> PROVIDED DATA
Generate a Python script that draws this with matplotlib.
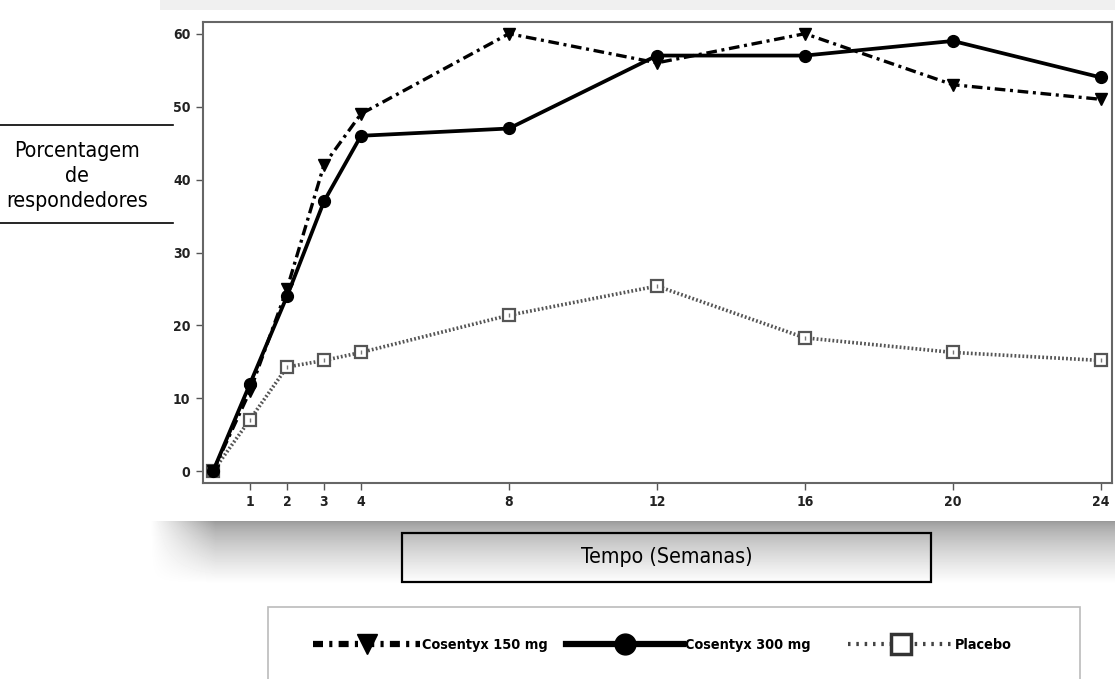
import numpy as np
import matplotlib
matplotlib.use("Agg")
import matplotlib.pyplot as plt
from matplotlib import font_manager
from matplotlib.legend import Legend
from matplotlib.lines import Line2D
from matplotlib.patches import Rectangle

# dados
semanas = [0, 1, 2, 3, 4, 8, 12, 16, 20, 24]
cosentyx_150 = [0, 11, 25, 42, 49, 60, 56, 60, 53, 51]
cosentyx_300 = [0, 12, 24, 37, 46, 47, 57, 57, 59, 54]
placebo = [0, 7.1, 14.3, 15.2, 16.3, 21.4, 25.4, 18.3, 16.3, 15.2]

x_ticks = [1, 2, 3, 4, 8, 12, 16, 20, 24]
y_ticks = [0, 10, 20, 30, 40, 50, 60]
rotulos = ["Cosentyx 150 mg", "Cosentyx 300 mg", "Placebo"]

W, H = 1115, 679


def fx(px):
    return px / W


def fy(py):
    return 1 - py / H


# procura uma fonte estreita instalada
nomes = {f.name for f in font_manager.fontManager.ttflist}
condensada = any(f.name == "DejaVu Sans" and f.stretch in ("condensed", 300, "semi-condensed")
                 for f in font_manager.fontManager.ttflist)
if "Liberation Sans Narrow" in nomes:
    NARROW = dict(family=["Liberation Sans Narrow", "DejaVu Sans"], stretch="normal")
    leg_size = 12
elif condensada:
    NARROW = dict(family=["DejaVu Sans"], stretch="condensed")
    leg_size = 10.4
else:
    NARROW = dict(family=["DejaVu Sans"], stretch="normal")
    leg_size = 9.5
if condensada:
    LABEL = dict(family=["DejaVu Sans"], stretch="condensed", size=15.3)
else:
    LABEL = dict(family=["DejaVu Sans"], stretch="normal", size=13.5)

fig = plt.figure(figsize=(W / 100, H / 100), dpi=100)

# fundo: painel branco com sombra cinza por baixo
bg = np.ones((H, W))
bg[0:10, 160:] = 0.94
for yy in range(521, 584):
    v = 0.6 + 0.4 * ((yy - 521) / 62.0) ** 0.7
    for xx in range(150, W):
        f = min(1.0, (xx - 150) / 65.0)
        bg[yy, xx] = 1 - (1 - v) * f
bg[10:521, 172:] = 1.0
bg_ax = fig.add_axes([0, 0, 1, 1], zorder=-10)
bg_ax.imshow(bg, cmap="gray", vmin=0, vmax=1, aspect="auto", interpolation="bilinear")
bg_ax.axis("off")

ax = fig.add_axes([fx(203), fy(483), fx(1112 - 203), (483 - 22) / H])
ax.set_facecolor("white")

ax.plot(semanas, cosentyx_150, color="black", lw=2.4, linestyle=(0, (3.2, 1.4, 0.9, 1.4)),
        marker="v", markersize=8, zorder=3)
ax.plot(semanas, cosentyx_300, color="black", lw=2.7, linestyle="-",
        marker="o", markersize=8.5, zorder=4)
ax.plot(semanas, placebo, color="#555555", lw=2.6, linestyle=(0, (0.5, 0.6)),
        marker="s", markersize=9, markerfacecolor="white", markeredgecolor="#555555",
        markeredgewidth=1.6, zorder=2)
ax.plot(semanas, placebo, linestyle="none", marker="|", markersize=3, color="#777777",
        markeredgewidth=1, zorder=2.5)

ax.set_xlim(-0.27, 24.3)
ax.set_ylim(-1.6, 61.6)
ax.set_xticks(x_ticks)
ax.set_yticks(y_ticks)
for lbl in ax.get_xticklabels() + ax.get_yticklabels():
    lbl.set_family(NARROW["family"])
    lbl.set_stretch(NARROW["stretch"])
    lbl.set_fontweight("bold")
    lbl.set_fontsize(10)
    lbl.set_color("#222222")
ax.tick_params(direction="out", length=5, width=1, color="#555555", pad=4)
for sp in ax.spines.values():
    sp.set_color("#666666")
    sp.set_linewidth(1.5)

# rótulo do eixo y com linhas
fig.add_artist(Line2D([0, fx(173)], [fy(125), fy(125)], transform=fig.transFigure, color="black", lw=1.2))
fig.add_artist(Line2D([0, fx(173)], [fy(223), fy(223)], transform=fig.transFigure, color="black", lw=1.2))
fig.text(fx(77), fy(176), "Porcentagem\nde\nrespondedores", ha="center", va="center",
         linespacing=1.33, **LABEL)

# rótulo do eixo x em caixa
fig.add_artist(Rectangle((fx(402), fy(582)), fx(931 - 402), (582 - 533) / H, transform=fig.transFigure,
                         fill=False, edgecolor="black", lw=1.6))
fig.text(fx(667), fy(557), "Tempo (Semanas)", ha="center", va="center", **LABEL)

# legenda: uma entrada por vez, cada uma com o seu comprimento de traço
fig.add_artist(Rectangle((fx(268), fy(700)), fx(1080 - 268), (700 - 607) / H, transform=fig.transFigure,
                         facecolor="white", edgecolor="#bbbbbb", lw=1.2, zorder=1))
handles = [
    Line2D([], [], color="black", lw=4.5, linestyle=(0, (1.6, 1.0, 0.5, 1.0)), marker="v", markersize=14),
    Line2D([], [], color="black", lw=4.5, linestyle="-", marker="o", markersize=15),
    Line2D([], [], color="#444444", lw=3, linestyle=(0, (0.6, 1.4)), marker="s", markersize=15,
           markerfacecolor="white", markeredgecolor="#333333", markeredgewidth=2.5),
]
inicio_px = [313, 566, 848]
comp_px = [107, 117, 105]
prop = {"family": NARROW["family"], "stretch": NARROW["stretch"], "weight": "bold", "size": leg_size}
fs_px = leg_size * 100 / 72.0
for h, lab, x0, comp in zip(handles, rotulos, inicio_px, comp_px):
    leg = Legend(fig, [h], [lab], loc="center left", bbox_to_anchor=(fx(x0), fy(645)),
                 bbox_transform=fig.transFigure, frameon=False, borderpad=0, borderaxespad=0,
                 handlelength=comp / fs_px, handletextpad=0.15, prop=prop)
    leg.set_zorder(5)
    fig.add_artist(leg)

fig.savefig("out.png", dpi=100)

> PROBLEM STATEMENT
Restate the material word for word from its first line through the line containing "fig = plt.figure(figsize=(W", both included; the pictures do not belong in it.

> FINAL ANSWER
Generate a Python script that draws this with matplotlib.
import numpy as np
import matplotlib
matplotlib.use("Agg")
import matplotlib.pyplot as plt
from matplotlib import font_manager
from matplotlib.legend import Legend
from matplotlib.lines import Line2D
from matplotlib.patches import Rectangle

# dados
semanas = [0, 1, 2, 3, 4, 8, 12, 16, 20, 24]
cosentyx_150 = [0, 11, 25, 42, 49, 60, 56, 60, 53, 51]
cosentyx_300 = [0, 12, 24, 37, 46, 47, 57, 57, 59, 54]
placebo = [0, 7.1, 14.3, 15.2, 16.3, 21.4, 25.4, 18.3, 16.3, 15.2]

x_ticks = [1, 2, 3, 4, 8, 12, 16, 20, 24]
y_ticks = [0, 10, 20, 30, 40, 50, 60]
rotulos = ["Cosentyx 150 mg", "Cosentyx 300 mg", "Placebo"]

W, H = 1115, 679


def fx(px):
    return px / W


def fy(py):
    return 1 - py / H


# procura uma fonte estreita instalada
nomes = {f.name for f in font_manager.fontManager.ttflist}
condensada = any(f.name == "DejaVu Sans" and f.stretch in ("condensed", 300, "semi-condensed")
                 for f in font_manager.fontManager.ttflist)
if "Liberation Sans Narrow" in nomes:
    NARROW = dict(family=["Liberation Sans Narrow", "DejaVu Sans"], stretch="normal")
    leg_size = 12
elif condensada:
    NARROW = dict(family=["DejaVu Sans"], stretch="condensed")
    leg_size = 10.4
else:
    NARROW = dict(family=["DejaVu Sans"], stretch="normal")
    leg_size = 9.5
if condensada:
    LABEL = dict(family=["DejaVu Sans"], stretch="condensed", size=15.3)
else:
    LABEL = dict(family=["DejaVu Sans"], stretch="normal", size=13.5)

fig = plt.figure(figsize=(W / 100, H / 100), dpi=100)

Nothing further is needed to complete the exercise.